*** Collected data

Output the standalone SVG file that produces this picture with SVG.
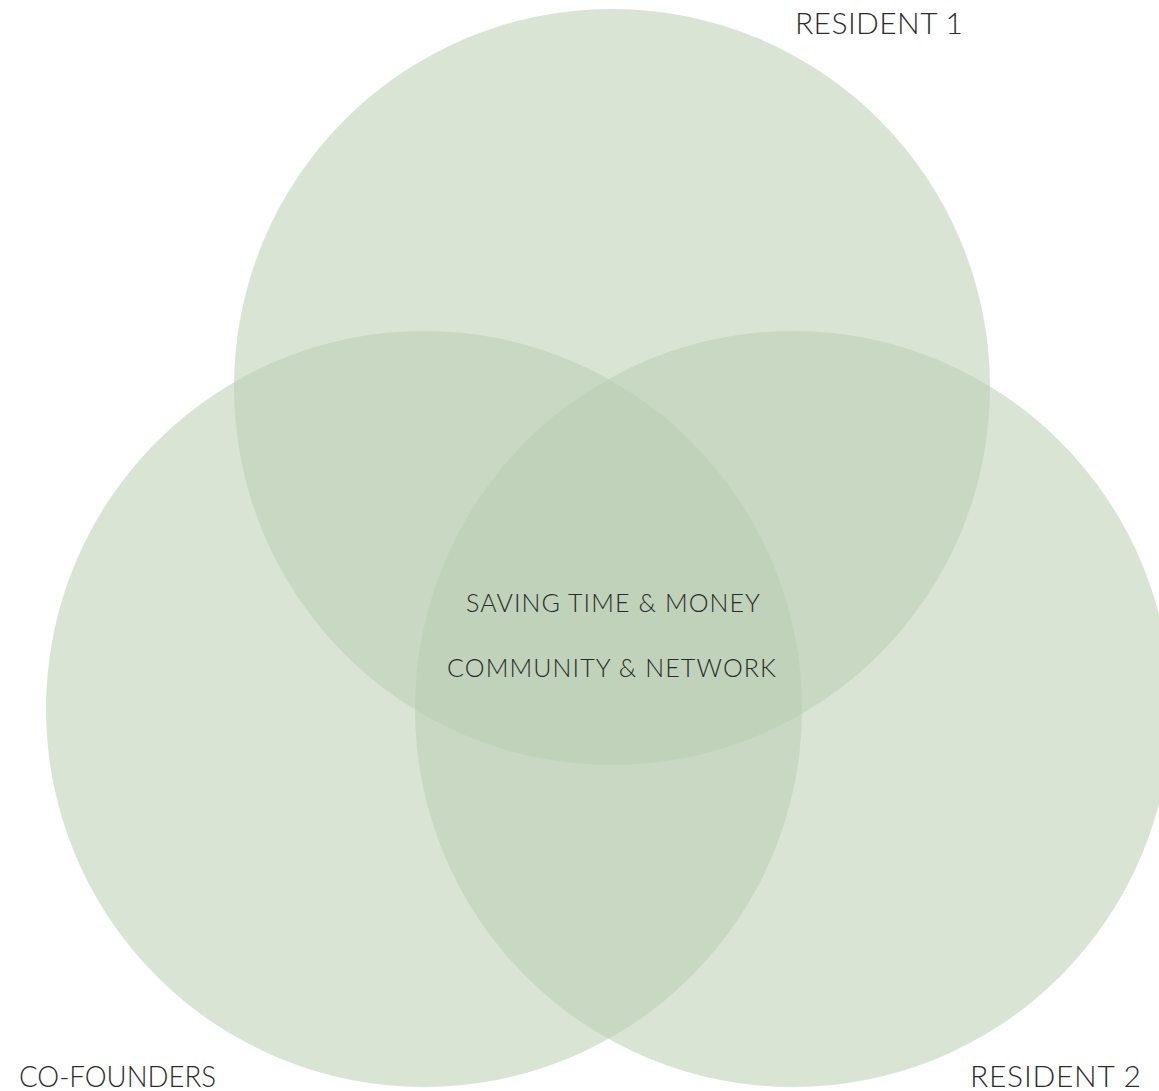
<svg xmlns="http://www.w3.org/2000/svg" width="1159" height="1091" viewBox="0 0 1159 1091">
<style>
.c{fill:#b9ceb3;fill-opacity:0.55}
.t{font-family:Lato,"Noto Sans",sans-serif;font-weight:300;fill:#2b2b2b}
.l{font-size:30px}
.m{font-size:25px}
</style>
<rect width="1159" height="1091" fill="#ffffff"/>
<g id="resident1"><circle class="c" cx="612" cy="387" r="378"/><text class="t l" x="795" y="34" textLength="168" lengthAdjust="spacing">RESIDENT 1</text></g>
<g id="cofounders"><circle class="c" cx="424" cy="709" r="378"/><text class="t l" x="19" y="1087" textLength="197" lengthAdjust="spacingAndGlyphs">CO-FOUNDERS</text></g>
<g id="resident2"><circle class="c" cx="793" cy="709" r="378"/><text class="t l" x="970" y="1087" textLength="171" lengthAdjust="spacing">RESIDENT 2</text></g>
<g id="center"><text class="t m" x="466" y="612" textLength="294" lengthAdjust="spacing">SAVING TIME &amp; MONEY</text><text class="t m" x="447" y="677" textLength="329" lengthAdjust="spacing">COMMUNITY &amp; NETWORK</text></g>
<g id="connectors"></g>
</svg>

******

# What is required
Repeat all the data as it stands, dropping any images it holds.

# Response below
Output the standalone SVG file that produces this picture with SVG.
<svg xmlns="http://www.w3.org/2000/svg" width="1159" height="1091" viewBox="0 0 1159 1091">
<style>
.c{fill:#b9ceb3;fill-opacity:0.55}
.t{font-family:Lato,"Noto Sans",sans-serif;font-weight:300;fill:#2b2b2b}
.l{font-size:30px}
.m{font-size:25px}
</style>
<rect width="1159" height="1091" fill="#ffffff"/>
<g id="resident1"><circle class="c" cx="612" cy="387" r="378"/><text class="t l" x="795" y="34" textLength="168" lengthAdjust="spacing">RESIDENT 1</text></g>
<g id="cofounders"><circle class="c" cx="424" cy="709" r="378"/><text class="t l" x="19" y="1087" textLength="197" lengthAdjust="spacingAndGlyphs">CO-FOUNDERS</text></g>
<g id="resident2"><circle class="c" cx="793" cy="709" r="378"/><text class="t l" x="970" y="1087" textLength="171" lengthAdjust="spacing">RESIDENT 2</text></g>
<g id="center"><text class="t m" x="466" y="612" textLength="294" lengthAdjust="spacing">SAVING TIME &amp; MONEY</text><text class="t m" x="447" y="677" textLength="329" lengthAdjust="spacing">COMMUNITY &amp; NETWORK</text></g>
<g id="connectors"></g>
</svg>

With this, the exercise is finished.